Pendant des années, le français a été enseigné dans les écoles roumaines en tant que première langue étrangère. Même si de nos jours l’anglais, l’allemand ou l’espagnol ont gagné du terrain, le français reste une langue étrangère très enseignée en Roumanie. La France a été un modèle culturel dans toute l’Europe et toute une génération de Roumains s’est également formée ici et a gardé un fort lien linguistique avec ce pays.

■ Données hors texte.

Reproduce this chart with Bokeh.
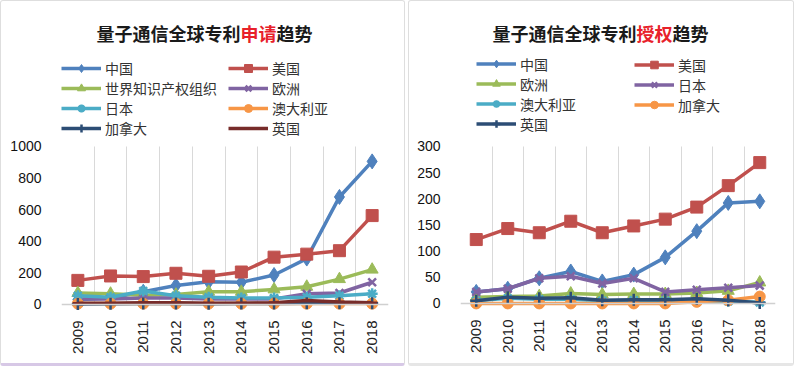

Le poète romantique Mihai Eminescu est-il le meilleur des ambassadeurs de la langue roumaine ?
.
.
.
Eminescu est considéré comme notre poète national et on peut d’ailleurs voir sa statue à Paris, à côté du Collège de France, rue des Ecoles. Si on parle de la langue d’Eminescu comme on parle de la langue de Molière, nous avons d’autres auteurs roumains, moins traduits en France, qui méritent d’être lus ou étudiés. Je pense notamment à Ion Luca Caragiale, Liviu Rebreanu, Marin Preda, entre autres. Parfois, la barrière de la langue a empêché cette reconnaissance. Comme nous avons parlé de l’Ecole Transylvaine, je peux donner l’exemple du poème épique Țiganiada de Ion Budai-Deleanu, le premier chef-d’œuvre de la littérature roumaine, publié partiellement en 1875 et traduit en français en 2003. L’action se passe d’ailleurs à l’époque de Vlad Țepes, pour revenir également à cette figure historique que nous avons évoquée. Heureusement, de nos jours, de plus en plus d’auteurs roumains sont traduits en France. Je pense notamment à Mircea Cărtărescu, Gabriela Adameșteanu, Norman Manea, Dan Lungu, Horia Ursu, Florina Ilis, entre autres. L’année dernière, la Saison France-Roumanie a permis de mettre en avant la littérature roumaine contemporaine et le public français a pu découvrir quelques écrivains roumains venus ici, grâce au soutien de l’Institut Culturel Roumain de Paris. Mais pour finir, il faudrait aussi parler des auteurs roumains qui vivent à l’étranger et qui écrivent dans les deux langues. Je pourrais citer le dramaturge Matei Vișniec qui vit à Paris et qui est l’un des auteurs les plus joués au Festival Off d’Avignon. Ses pièces de théâtre ont beaucoup de succès en Roumanie et elles sont traduites et jouées dans plus de 20 pays dans le monde entier.